Location:
CRIME AND CRIMINALS; VOTING;
Scope:
Connecticut laws/regulations;

OLR Research Report


April 27, 2012

 

2012-R-0175

VOTING RIGHTS OF FELONS CONVICTED IN ANOTHER STATE

By: Kristin Sullivan, Principal Analyst

You asked whether an individual who is convicted of a felony in another state, and serves time there, may subsequently register to vote in Connecticut after moving here.

An individual who is convicted of a felony in another state, and serves his or her required time there, may register to vote in Connecticut after moving here if he or she meets all the other registration requirements.

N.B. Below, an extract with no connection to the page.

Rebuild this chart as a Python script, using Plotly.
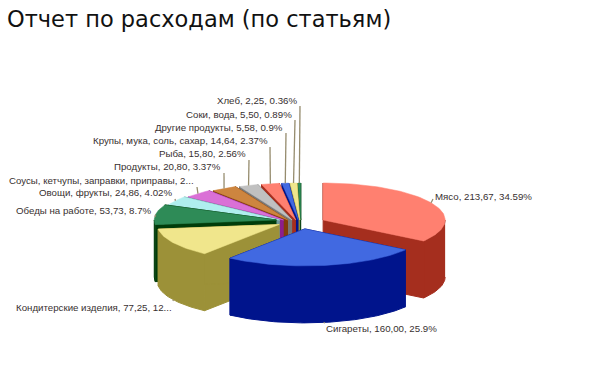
import math
import plotly.graph_objects as go

# --- data ---
categories = ["Мясо", "Сигареты", "Кондитерские изделия", "Обеды на работе",
              "Овощи, фрукты", "Соусы, кетчупы, заправки, приправы", "Продукты",
              "Рыба", "Крупы, мука, соль, сахар", "Другие продукты", "Соки, вода", "Хлеб"]
values = [213.67, 160.00, 77.25, 53.73, 24.86, 23.60, 20.80, 15.80, 14.64, 5.58, 5.50, 2.25]
label_texts = ["Мясо, 213,67, 34.59%", "Сигареты, 160,00, 25.9%",
               "Кондитерские изделия, 77,25, 12...", "Обеды на работе, 53,73, 8.7%",
               "Овощи, фрукты, 24,86, 4.02%", "Соусы, кетчупы, заправки, приправы, 2...",
               "Продукты, 20,80, 3.37%", "Рыба, 15,80, 2.56%",
               "Крупы, мука, соль, сахар, 14,64, 2.37%", "Другие продукты, 5,58, 0.9%",
               "Соки, вода, 5,50, 0.89%", "Хлеб, 2,25, 0.36%"]
title_text = "Отчет по расходам (по статьям)"

# --- style ---
top_colors = ["#FF8070", "#4169E1", "#F0E68C", "#2E8B57", "#AFEEEE", "#DA70D6",
              "#CD853F", "#C0C0C0", "#FF8070", "#4169E1", "#F0E68C", "#2E8B57"]
side_colors = ["#A52E1E", "#00148C", "#9C9138", "#003C0A", "#6E9A9A", "#8C1E8C",
               "#823C0A", "#787878", "#A52E1E", "#00148C", "#9C9138", "#003C0A"]
# (anchor side, x, y of the label, leader end x, y)
label_layout = [("left", 435, 196, 433, 199), ("left", 326, 328, 325, 323),
                ("right", 172, 307, 173, 301), ("right", 152, 210, 155, 217),
                ("right", 172, 192, 175, 199), ("right", 194, 180, 197, 187),
                ("right", 221, 166, 224, 173), ("right", 246, 153, 249, 160),
                ("right", 268, 140, 270, 147), ("right", 283, 127, 286, 133),
                ("right", 292, 114, 295, 120), ("right", 297, 100, 300, 106)]
CX, CY = 301, 220      # centre of pie on page
RX, RY = 122, 37       # ellipse radii
EX, EY = 25, 9         # explode offsets
DEPTH = 57
FONT = "Liberation Sans"

total = sum(values)
slices = []
acc = 0.0
for i, v in enumerate(values):
    a0 = acc / total * 2 * math.pi
    acc += v
    a1 = acc / total * 2 * math.pi
    mid = (a0 + a1) / 2
    ax = CX + EX * math.sin(mid)
    ay = CY + EY * max(0.0, -math.cos(mid))
    slices.append(dict(i=i, a0=a0, a1=a1, mid=mid, ax=ax, ay=ay))


def rim(s, angle):
    return (s["ax"] + RX * math.sin(angle), s["ay"] - RY * math.cos(angle))


def arc_points(s, a0, a1):
    n = max(3, int((a1 - a0) * 40))
    return [rim(s, a0 + (a1 - a0) * k / n) for k in range(n + 1)]


fig = go.Figure()


def poly(points, color, width=0.5):
    fig.add_trace(go.Scatter(x=[p[0] for p in points], y=[p[1] for p in points],
                             mode="lines", fill="toself", fillcolor=color,
                             line=dict(color=color, width=width), hoverinfo="skip",
                             showlegend=False))


def down(points):
    return [(x, y + DEPTH) for x, y in points]


# painter's order: back slices first, the large front ones last
order = list(range(11, 3, -1)) + [3, 0, 2, 1]
for i in order:
    s = slices[i]
    apex = (s["ax"], s["ay"])
    side = side_colors[i]
    # radial cut faces
    for ang in (s["a0"], s["a1"]):
        p = rim(s, ang)
        poly([apex, p, (p[0], p[1] + DEPTH), (apex[0], apex[1] + DEPTH)], side, 1)
    # outer wall: only the part that faces the viewer
    w0 = max(s["a0"], math.pi / 2)
    w1 = min(s["a1"], 3 * math.pi / 2)
    if w1 > w0:
        arc = arc_points(s, w0, w1)
        poly(arc + down(arc)[::-1], side, 1)
    poly([apex] + arc_points(s, s["a0"], s["a1"]) + [apex], top_colors[i])

# leader lines: from the rim of each slice to its label
for s, lay in zip(slices, label_layout):
    rx, ry = rim(s, s["mid"])
    if math.cos(s["mid"]) < 0:
        ry += DEPTH
    fig.add_trace(go.Scatter(x=[rx, lay[3]], y=[ry, lay[4]], mode="lines",
                             line=dict(color="#968C6E", width=1.3), hoverinfo="skip",
                             showlegend=False))

annotations = [dict(x=lay[1], y=lay[2], text=t, showarrow=False, xanchor=lay[0], yanchor="middle",
                    xshift=(2 if lay[0] == "right" else -2),
                    font=dict(family=FONT, size=9.7, color="#383030"))
               for t, lay in zip(label_texts, label_layout)]
annotations.append(dict(x=5, y=19, text=title_text, showarrow=False, xanchor="left",
                        yanchor="middle",
                        font=dict(family="DejaVu Sans", size=22.5, color="#111111")))

fig.update_layout(width=600, height=370,
                  margin=dict(l=0, r=0, t=0, b=0),
                  paper_bgcolor="white", plot_bgcolor="white", annotations=annotations,
                  xaxis=dict(range=[0, 600], visible=False, fixedrange=True),
                  yaxis=dict(range=[370, 0], visible=False, fixedrange=True))
fig.write_html("out.html", config=dict(displayModeBar=False),
               post_script="document.body.style.margin='0';document.body.style.overflow='hidden';")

By law, an individual forfeits his or her right to become an elector (a voter) upon conviction of a felony and commitment to any state or federal prison (CGS 9-46). An individual may subsequently register to vote in Connecticut if he or she (1) has paid all fines and completed any required prison and parole time and (2) meets the qualifications for admission as an elector.

To be qualified for admission as an elector, a person must be a U.S. citizen, a bona fide resident of the town in which he or she applies for admission, and at least age 17 and turning 18 on or before the next regular election. Mentally incompetent people cannot be admitted as electors (CGS 9-12). When registering to vote, a person must sign a form under penalties of perjury swearing that he or she has not been convicted of a disfranchising felony, or if so, has been released from confinement and, if applicable, parole (CGS 9-20).